__Your instructions__
Count each line in which the word "this" appears. Reply with the total and nothing more.

__Material supplied__
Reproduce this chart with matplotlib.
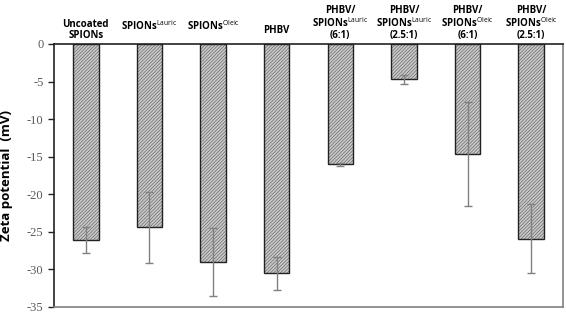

* * *

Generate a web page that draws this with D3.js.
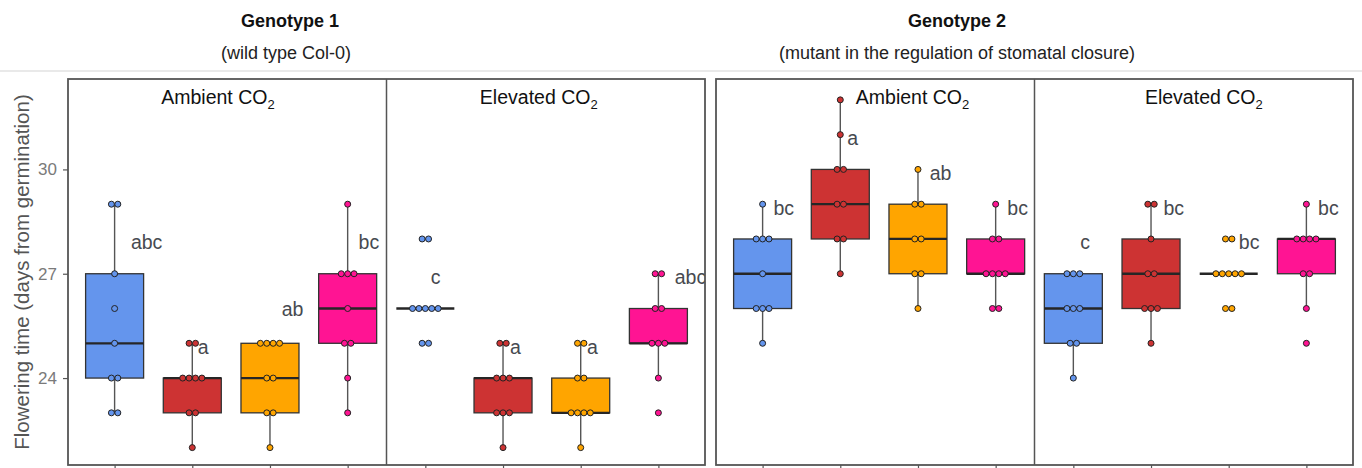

...

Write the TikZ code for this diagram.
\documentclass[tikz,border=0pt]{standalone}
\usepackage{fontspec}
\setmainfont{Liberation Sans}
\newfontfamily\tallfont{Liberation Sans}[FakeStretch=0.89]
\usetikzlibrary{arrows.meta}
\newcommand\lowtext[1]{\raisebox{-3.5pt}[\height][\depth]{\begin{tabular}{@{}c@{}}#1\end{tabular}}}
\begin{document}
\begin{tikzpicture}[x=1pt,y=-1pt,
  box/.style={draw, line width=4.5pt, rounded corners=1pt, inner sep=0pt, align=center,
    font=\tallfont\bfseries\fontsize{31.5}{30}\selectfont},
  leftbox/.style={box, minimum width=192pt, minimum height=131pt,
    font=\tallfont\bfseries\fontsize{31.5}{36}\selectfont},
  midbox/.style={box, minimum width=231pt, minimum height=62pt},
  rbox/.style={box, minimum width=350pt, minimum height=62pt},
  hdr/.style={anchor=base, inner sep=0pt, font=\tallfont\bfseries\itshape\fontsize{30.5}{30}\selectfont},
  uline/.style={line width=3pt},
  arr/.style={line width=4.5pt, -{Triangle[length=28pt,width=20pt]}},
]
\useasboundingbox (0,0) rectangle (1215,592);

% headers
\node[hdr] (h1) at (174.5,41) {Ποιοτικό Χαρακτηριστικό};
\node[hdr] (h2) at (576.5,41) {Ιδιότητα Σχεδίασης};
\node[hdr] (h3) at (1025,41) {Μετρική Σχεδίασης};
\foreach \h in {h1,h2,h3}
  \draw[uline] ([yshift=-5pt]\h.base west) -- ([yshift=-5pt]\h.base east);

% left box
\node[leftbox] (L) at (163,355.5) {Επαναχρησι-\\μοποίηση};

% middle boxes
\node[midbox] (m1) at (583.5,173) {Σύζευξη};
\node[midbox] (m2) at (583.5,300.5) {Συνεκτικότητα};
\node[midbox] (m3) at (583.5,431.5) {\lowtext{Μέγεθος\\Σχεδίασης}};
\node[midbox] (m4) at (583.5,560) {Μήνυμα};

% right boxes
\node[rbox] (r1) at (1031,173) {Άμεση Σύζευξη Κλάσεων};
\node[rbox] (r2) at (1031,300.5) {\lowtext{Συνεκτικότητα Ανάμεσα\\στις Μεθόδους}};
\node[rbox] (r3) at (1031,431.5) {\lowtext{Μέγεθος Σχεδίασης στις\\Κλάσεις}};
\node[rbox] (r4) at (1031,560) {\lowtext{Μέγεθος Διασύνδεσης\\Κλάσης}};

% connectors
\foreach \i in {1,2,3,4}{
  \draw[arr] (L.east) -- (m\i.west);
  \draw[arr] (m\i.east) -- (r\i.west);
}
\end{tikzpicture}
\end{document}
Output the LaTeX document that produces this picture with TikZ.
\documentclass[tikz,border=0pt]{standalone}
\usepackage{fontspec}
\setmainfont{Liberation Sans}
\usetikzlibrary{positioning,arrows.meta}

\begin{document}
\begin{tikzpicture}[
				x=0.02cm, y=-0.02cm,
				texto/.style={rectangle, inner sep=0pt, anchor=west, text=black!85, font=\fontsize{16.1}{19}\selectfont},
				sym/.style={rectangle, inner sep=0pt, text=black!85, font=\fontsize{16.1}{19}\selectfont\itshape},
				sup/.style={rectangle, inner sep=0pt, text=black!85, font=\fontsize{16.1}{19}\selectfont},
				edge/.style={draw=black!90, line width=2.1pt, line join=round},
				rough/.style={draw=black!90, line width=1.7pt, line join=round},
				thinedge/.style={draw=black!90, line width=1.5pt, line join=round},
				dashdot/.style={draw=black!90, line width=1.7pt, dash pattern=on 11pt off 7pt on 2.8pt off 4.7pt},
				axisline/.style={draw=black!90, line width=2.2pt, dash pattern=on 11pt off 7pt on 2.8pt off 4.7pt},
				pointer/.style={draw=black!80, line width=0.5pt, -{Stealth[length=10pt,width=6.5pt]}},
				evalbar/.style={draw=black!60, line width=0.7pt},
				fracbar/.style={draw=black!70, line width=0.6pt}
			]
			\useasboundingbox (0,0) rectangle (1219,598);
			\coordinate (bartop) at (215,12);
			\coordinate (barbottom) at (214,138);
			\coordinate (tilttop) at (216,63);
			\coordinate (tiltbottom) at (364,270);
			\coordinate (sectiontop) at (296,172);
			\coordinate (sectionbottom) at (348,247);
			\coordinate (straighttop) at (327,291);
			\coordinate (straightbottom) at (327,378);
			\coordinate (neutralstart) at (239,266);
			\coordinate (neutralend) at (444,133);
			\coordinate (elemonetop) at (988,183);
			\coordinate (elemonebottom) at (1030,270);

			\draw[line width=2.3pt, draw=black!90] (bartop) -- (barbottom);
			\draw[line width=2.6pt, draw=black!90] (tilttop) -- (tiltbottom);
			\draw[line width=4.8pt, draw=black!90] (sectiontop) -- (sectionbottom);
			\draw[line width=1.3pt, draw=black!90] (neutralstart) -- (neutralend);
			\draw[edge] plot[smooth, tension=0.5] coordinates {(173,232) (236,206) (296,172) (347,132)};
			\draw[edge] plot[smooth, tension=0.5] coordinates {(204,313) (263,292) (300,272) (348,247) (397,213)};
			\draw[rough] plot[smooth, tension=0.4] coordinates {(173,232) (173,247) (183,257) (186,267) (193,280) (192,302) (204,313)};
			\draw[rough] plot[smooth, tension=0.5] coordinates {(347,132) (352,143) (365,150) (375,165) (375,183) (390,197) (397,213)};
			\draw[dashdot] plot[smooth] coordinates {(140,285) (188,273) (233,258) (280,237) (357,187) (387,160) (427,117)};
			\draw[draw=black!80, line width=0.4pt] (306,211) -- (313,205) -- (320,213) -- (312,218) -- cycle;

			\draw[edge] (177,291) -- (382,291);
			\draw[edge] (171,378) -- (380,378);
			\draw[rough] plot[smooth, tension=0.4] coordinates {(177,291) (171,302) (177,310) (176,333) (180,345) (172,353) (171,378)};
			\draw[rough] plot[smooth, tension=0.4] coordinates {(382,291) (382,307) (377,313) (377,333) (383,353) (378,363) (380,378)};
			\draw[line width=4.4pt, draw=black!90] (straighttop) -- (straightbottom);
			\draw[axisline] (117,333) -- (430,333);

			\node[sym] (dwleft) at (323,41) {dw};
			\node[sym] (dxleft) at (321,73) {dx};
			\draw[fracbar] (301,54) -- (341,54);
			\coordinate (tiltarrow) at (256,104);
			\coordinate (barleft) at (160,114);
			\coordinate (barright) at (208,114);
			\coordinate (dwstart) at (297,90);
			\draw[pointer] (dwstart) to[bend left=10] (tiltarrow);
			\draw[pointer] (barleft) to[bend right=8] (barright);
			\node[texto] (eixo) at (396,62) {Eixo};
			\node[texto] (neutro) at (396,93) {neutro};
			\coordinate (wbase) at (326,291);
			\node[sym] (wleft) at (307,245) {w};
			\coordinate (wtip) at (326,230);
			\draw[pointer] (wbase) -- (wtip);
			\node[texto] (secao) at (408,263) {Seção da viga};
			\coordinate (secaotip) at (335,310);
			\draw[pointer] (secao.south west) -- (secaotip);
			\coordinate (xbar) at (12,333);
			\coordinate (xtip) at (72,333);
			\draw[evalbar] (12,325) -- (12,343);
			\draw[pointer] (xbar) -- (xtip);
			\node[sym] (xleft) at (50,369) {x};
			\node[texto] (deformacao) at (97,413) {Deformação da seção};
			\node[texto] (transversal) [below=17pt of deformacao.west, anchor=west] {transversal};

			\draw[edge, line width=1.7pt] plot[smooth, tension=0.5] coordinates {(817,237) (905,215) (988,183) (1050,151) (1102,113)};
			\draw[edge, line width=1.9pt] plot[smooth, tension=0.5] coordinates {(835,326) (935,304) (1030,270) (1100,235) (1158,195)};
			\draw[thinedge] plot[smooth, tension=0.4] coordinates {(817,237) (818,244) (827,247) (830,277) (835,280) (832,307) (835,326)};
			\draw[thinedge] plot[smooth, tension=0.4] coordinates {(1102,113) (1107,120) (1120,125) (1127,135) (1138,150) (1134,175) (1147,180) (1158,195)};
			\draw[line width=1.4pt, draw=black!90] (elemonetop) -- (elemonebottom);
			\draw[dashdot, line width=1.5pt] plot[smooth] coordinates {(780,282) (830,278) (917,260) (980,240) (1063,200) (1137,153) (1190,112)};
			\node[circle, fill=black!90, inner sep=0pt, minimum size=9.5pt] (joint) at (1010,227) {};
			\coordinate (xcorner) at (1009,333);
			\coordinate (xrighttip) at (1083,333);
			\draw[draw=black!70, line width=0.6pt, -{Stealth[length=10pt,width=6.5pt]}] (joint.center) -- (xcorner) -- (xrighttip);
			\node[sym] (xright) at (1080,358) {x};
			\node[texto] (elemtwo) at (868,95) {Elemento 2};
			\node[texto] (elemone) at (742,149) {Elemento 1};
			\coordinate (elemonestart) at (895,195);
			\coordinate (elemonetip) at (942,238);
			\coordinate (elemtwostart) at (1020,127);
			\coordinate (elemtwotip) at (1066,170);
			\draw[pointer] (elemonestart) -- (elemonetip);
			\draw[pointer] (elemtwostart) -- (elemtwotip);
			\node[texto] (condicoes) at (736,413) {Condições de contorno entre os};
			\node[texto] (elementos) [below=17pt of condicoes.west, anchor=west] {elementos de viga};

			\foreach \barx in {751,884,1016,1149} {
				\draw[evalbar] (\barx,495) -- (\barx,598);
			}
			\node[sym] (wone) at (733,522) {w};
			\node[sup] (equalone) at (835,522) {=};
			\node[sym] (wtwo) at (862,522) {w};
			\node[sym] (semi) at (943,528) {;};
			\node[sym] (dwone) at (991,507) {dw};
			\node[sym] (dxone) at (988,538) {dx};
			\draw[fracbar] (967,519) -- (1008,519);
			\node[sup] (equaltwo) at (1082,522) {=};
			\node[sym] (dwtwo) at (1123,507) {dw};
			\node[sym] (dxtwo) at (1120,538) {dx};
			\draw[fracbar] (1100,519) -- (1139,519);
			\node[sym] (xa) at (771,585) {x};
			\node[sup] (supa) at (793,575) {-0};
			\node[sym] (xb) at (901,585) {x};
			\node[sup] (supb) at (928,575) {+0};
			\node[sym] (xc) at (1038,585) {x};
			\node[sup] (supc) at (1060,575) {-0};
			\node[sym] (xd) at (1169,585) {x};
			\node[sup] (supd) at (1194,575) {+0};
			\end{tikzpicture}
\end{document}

__Output of the exercise__
4